For CJP, asking for Jantar Mantar permission is an attempt to move the movement from social media outrage to recognised civic protest.
The demand behind the protest
The protest demand is the resignation of Union Education Minister Dharmendra Pradhan.
Dipke argues that repeated paper leaks, student suicides and examination failures require ministerial accountability.
He says if a blunder of this scale does not lead to resignation, then accountability has no meaning.
Will permission be granted?
No one can say in advance.
Authorities may grant permission, deny permission, delay the decision, impose conditions, restrict the crowd size, change the location, or ask organisers to complete formal requirements.
That is why the process matters.
CJP’s strongest position is to ask lawfully, follow procedure and keep the protest peaceful.
Why denial would become a bigger story
If permission is denied without convincing reasons, CJP will likely frame it as another example of youth voices being blocked.
The movement has already faced account blocking, website restrictions and digital pressure. A protest denial could become part of the same narrative: the cockroach is being prevented from speaking both online and offline.

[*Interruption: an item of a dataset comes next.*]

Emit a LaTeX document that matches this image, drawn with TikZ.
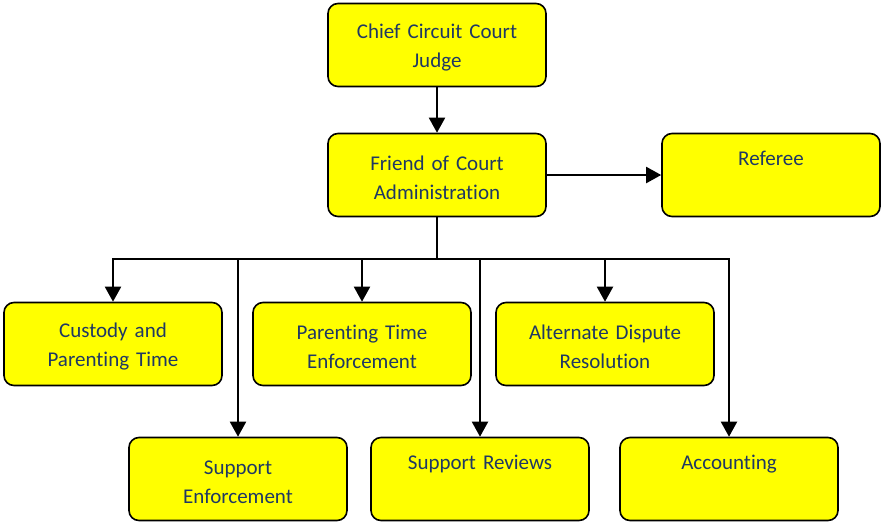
\documentclass[tikz,border=0pt]{standalone}
\usepackage{fontspec}
\setmainfont{Carlito}[Ligatures={NoCommon}]
\usetikzlibrary{arrows.meta}
\definecolor{boxtext}{HTML}{1F3864}
\definecolor{boxfill}{RGB}{255,255,0}
\tikzstyle{office} = [draw=black, line width=1.6pt, fill=boxfill, rounded corners=10pt,
  minimum width=218pt, minimum height=83pt, text width=210pt, align=center,
  text height=20pt, text=boxtext, font={\fontsize{21}{29.5}\selectfont}]
\tikzstyle{link} = [draw=black, line width=2pt, -{Triangle[length=15pt,width=16pt]}]

\begin{document}
\begin{tikzpicture}[x=1pt,y=-1pt]
        \useasboundingbox (0,0) rectangle (883,523);
        \node[office](judge) at (437,45){Chief Circuit Court\\Judge};
        \node[office](foc) at (437,175){Friend of Court\\Administration};
        \node[office](referee) at (771,175){Referee\\\strut};
        \node[office](custody) at (113,344){Custody and\\Parenting Time};
        \node[office](ptenf) at (362,344){Parenting Time\\Enforcement};
        \node[office](adr) at (605,344){Alternate Dispute\\Resolution};
        \node[office](suppenf) at (238,479){Support\\Enforcement};
        \node[office](reviews) at (480,479){Support Reviews\\\strut};
        \node[office](accounting) at (729,479){Accounting\\\strut};
        \coordinate (bus) at (437,259);
        \draw[link](judge)--(foc);
        \draw[link](foc)--(referee);
        \foreach \unit in {custody,ptenf,adr,suppenf,reviews,accounting}
          \draw[link](foc.south)--(bus)-|(\unit.north);
      \end{tikzpicture}
\end{document}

That is why authorities also face a test.
Allowing peaceful protest can reduce tension.
Denying it can make the issue bigger.
The constitutional argument
Dipke repeatedly invoked the Constitution in his video.
He said India’s Constitution gives citizens the right to peacefully raise their voice against wrongdoing.
He also said he admires Gandhi, Ambedkar, Bhagat Singh and Nehru, and believes in the Constitution of India more than anything else.
This is a deliberate framing.
CJP is trying to position the protest as constitutional dissent, not chaos.
Why peaceful discipline is essential
If CJP wants permission and public sympathy, its supporters must stay disciplined.
No violence. No vandalism. No hate speech. No blocking emergency access. No provocation. No fake police notices. No panic rumours. No unauthorised claims in CJP’s name.
The movement must not give critics a chance to say that CJP cannot handle public protest responsibly.
What supporters should expect
If permission is granted, there may still be rules.
- Timing may be limited.
- Crowd size may be capped.
- Placards and slogans may be monitored.
- Police may require organiser details.
- Movement may be restricted to a specific area.
- Sound systems or stages may need separate approval.
Supporters should follow legal instructions and keep the focus on student accountability.
What this means for CJP
This is CJP’s first major test as a ground movement.
It is easy to post.
It is harder to organise peacefully in Delhi.
It is easy to trend.
It is harder to maintain discipline under public pressure.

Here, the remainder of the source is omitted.